== Supplied entries

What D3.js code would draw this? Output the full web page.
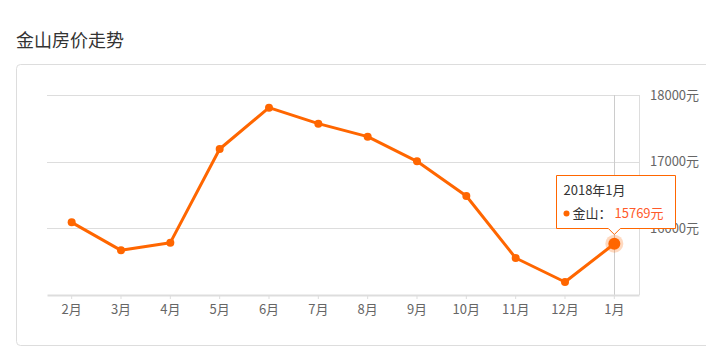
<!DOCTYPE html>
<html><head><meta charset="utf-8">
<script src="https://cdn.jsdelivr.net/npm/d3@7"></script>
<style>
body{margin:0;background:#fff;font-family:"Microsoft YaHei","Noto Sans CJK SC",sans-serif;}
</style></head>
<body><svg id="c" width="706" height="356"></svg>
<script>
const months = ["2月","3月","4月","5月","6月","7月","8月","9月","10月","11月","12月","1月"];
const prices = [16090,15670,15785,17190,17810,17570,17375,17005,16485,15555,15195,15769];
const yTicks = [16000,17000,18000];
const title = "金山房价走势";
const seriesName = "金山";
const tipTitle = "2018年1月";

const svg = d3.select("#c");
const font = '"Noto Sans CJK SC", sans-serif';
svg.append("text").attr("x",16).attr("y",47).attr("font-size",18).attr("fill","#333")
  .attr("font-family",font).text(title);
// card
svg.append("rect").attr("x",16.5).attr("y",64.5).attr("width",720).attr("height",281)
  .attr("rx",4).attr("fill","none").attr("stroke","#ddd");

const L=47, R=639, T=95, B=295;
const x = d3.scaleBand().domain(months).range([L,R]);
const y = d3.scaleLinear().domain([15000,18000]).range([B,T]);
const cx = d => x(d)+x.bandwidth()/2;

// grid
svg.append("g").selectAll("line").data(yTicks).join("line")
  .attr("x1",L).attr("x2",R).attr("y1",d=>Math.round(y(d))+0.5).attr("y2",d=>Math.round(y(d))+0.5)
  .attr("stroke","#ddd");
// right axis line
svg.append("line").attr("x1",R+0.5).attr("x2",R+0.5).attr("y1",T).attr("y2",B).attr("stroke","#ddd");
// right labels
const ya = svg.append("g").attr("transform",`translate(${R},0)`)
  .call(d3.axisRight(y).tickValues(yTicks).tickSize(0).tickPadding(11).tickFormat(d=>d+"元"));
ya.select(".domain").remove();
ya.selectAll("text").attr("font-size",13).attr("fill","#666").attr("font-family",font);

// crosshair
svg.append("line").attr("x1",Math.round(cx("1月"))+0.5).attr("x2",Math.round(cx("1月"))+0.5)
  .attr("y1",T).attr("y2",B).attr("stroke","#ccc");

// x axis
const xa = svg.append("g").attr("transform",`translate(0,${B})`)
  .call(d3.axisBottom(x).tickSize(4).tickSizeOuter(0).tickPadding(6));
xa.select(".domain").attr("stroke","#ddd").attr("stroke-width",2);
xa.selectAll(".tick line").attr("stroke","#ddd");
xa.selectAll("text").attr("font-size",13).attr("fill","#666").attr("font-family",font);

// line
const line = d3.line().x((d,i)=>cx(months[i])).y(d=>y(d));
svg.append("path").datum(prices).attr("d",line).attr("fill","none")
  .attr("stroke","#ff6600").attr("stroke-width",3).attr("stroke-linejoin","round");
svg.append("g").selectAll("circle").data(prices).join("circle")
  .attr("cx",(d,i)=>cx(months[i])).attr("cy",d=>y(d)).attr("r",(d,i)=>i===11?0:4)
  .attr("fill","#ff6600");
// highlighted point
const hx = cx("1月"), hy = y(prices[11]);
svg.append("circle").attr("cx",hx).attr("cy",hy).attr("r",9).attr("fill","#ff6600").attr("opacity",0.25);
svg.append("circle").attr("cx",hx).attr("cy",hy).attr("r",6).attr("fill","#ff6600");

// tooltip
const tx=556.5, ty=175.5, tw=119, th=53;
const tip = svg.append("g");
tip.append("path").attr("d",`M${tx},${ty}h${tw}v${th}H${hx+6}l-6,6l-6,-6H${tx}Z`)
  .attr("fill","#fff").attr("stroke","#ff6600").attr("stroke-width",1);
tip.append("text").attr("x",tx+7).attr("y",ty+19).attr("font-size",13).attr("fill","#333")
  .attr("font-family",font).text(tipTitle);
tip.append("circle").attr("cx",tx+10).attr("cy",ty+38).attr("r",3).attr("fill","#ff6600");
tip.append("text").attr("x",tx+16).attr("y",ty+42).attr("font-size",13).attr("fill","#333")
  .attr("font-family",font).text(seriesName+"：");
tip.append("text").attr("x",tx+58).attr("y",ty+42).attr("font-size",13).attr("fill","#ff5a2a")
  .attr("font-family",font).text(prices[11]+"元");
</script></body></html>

====
== Supplied entries

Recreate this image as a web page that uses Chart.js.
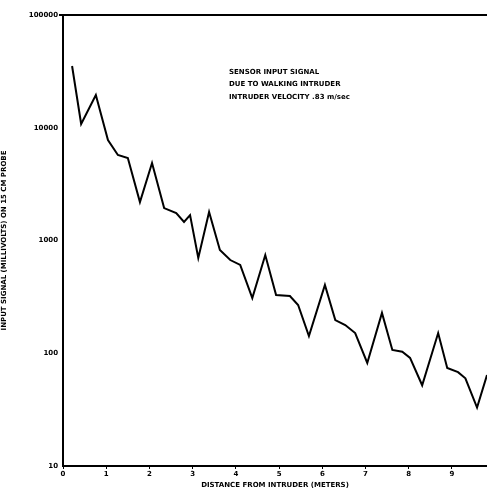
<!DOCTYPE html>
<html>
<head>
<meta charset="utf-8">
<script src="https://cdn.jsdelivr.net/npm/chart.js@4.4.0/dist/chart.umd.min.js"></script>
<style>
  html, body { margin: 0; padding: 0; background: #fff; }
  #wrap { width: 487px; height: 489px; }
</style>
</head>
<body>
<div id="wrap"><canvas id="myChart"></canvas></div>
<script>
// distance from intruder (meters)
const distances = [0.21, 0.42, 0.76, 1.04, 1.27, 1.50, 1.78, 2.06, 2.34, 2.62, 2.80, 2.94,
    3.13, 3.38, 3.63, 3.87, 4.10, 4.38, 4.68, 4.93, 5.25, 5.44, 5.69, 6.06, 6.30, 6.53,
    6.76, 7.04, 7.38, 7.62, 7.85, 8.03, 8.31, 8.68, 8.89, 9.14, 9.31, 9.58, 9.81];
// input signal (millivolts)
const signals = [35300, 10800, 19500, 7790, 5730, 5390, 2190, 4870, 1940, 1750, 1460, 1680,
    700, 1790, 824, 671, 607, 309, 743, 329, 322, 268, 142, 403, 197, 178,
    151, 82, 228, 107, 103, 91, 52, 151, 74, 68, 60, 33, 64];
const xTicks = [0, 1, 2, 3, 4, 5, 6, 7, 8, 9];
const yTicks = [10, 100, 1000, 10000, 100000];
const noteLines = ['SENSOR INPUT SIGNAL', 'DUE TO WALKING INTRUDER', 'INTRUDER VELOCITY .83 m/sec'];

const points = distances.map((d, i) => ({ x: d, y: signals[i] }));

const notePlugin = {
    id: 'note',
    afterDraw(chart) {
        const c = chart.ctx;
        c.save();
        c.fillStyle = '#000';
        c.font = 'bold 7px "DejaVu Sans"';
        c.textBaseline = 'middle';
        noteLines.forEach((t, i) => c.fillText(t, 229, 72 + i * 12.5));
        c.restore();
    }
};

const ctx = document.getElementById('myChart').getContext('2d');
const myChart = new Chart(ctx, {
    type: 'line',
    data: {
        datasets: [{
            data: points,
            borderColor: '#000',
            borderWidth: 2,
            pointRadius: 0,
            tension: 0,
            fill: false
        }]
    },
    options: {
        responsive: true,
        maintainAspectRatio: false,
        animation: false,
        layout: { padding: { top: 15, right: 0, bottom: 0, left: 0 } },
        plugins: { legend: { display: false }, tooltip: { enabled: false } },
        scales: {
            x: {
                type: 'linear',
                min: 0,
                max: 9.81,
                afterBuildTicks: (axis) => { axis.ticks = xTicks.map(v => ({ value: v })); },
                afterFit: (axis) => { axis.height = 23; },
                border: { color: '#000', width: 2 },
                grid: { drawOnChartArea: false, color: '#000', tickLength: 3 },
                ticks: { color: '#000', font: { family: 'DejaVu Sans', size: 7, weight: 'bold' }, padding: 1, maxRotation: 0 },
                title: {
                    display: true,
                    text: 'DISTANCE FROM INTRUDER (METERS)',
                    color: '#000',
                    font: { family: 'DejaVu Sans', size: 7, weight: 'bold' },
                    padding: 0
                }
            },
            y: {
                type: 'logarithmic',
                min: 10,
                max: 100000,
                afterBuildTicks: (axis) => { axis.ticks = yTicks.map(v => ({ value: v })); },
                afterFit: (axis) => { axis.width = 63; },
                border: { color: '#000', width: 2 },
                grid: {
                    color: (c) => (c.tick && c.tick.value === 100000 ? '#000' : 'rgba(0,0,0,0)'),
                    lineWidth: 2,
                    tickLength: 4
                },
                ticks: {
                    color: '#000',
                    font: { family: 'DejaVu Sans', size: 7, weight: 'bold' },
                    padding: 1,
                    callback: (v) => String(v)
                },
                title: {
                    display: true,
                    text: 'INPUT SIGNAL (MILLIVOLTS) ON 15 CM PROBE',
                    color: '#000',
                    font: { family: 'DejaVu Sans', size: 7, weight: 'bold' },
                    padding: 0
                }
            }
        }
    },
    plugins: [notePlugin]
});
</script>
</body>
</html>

====
== Supplied entries

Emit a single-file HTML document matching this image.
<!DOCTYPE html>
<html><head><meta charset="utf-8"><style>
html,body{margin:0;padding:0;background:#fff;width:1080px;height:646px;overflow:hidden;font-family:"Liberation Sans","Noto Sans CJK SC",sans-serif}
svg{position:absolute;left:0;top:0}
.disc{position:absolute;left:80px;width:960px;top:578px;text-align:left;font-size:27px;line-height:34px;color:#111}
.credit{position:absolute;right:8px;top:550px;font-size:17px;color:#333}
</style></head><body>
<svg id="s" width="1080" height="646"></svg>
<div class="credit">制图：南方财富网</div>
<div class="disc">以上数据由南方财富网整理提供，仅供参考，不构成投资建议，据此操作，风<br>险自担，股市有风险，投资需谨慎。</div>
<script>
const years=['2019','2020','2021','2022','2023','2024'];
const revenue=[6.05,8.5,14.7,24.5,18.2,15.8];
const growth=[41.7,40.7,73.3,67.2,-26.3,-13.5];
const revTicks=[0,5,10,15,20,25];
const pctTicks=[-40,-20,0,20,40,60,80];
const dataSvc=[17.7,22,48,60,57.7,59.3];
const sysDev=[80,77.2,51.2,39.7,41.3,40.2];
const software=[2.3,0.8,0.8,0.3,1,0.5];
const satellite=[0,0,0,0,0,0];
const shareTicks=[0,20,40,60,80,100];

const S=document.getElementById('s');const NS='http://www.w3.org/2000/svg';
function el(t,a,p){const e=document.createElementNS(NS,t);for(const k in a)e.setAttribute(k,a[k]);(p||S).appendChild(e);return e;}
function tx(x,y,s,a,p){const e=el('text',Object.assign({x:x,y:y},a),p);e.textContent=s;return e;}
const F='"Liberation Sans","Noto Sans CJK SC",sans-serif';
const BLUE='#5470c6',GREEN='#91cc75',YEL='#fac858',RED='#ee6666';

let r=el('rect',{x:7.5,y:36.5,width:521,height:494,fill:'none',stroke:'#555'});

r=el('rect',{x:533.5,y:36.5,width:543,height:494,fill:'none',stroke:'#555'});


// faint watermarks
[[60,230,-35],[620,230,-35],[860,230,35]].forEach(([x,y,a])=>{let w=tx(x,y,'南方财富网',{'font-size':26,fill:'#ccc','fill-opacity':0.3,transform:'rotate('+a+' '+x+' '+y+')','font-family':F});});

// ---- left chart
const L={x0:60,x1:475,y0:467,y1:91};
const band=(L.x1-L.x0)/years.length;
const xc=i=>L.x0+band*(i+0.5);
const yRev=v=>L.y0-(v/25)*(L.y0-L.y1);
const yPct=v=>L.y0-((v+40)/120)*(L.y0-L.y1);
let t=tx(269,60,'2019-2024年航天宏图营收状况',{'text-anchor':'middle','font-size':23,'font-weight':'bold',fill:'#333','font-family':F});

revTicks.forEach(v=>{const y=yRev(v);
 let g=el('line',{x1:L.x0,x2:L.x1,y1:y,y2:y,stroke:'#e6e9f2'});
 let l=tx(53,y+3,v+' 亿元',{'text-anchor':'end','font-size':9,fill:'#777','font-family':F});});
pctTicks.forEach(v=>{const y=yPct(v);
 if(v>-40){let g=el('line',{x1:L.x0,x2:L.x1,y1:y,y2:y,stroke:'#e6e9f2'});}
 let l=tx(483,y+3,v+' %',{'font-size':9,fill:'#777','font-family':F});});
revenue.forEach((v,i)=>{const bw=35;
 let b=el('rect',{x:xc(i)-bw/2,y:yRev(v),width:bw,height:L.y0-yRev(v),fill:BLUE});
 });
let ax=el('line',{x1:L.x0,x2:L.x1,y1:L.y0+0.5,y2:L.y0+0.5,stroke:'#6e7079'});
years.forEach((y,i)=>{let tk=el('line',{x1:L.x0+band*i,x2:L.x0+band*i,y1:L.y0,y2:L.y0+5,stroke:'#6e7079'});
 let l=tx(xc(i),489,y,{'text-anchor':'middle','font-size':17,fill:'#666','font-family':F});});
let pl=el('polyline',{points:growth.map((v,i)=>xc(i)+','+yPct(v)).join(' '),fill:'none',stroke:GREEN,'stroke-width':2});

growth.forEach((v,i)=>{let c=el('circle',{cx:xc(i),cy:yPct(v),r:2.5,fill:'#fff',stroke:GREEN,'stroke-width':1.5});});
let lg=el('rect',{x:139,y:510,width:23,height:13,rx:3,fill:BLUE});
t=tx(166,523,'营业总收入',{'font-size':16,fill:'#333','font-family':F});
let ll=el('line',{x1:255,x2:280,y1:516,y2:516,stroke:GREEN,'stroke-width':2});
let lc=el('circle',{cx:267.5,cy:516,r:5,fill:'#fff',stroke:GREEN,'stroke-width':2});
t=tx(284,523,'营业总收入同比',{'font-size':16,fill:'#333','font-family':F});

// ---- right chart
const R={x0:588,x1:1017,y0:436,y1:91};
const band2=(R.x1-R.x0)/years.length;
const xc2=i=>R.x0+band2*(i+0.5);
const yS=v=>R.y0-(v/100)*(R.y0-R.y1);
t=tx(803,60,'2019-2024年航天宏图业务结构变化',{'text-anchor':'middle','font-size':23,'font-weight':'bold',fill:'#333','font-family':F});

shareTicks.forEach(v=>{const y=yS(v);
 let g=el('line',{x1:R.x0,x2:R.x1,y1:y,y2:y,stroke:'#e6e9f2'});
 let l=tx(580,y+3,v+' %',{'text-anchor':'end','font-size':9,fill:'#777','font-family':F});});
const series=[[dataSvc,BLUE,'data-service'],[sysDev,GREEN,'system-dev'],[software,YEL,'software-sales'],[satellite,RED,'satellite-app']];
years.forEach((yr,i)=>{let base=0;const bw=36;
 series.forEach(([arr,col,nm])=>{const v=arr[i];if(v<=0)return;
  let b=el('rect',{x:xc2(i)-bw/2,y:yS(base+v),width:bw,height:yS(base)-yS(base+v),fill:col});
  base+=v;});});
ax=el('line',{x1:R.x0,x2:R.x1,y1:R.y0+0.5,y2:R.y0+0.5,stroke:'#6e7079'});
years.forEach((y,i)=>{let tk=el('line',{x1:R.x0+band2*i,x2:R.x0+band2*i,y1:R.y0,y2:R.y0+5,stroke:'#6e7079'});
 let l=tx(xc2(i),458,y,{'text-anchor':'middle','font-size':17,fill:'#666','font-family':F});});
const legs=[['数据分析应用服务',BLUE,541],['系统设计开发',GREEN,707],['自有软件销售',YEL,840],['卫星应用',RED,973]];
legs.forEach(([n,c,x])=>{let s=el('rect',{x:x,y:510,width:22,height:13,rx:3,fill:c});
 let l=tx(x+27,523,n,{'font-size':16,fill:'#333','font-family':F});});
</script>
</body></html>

====

● Problem statement: Working from the entries above, reproduce exactly and only the lines beginning with the line that has "Recreate this image" and ending with the line that has "const points = distances.map((d, i)"; omit all pictures.

● Task result:
Recreate this image as a web page that uses Chart.js.
<!DOCTYPE html>
<html>
<head>
<meta charset="utf-8">
<script src="https://cdn.jsdelivr.net/npm/chart.js@4.4.0/dist/chart.umd.min.js"></script>
<style>
  html, body { margin: 0; padding: 0; background: #fff; }
  #wrap { width: 487px; height: 489px; }
</style>
</head>
<body>
<div id="wrap"><canvas id="myChart"></canvas></div>
<script>
// distance from intruder (meters)
const distances = [0.21, 0.42, 0.76, 1.04, 1.27, 1.50, 1.78, 2.06, 2.34, 2.62, 2.80, 2.94,
    3.13, 3.38, 3.63, 3.87, 4.10, 4.38, 4.68, 4.93, 5.25, 5.44, 5.69, 6.06, 6.30, 6.53,
    6.76, 7.04, 7.38, 7.62, 7.85, 8.03, 8.31, 8.68, 8.89, 9.14, 9.31, 9.58, 9.81];
// input signal (millivolts)
const signals = [35300, 10800, 19500, 7790, 5730, 5390, 2190, 4870, 1940, 1750, 1460, 1680,
    700, 1790, 824, 671, 607, 309, 743, 329, 322, 268, 142, 403, 197, 178,
    151, 82, 228, 107, 103, 91, 52, 151, 74, 68, 60, 33, 64];
const xTicks = [0, 1, 2, 3, 4, 5, 6, 7, 8, 9];
const yTicks = [10, 100, 1000, 10000, 100000];
const noteLines = ['SENSOR INPUT SIGNAL', 'DUE TO WALKING INTRUDER', 'INTRUDER VELOCITY .83 m/sec'];

const points = distances.map((d, i) => ({ x: d, y: signals[i] }));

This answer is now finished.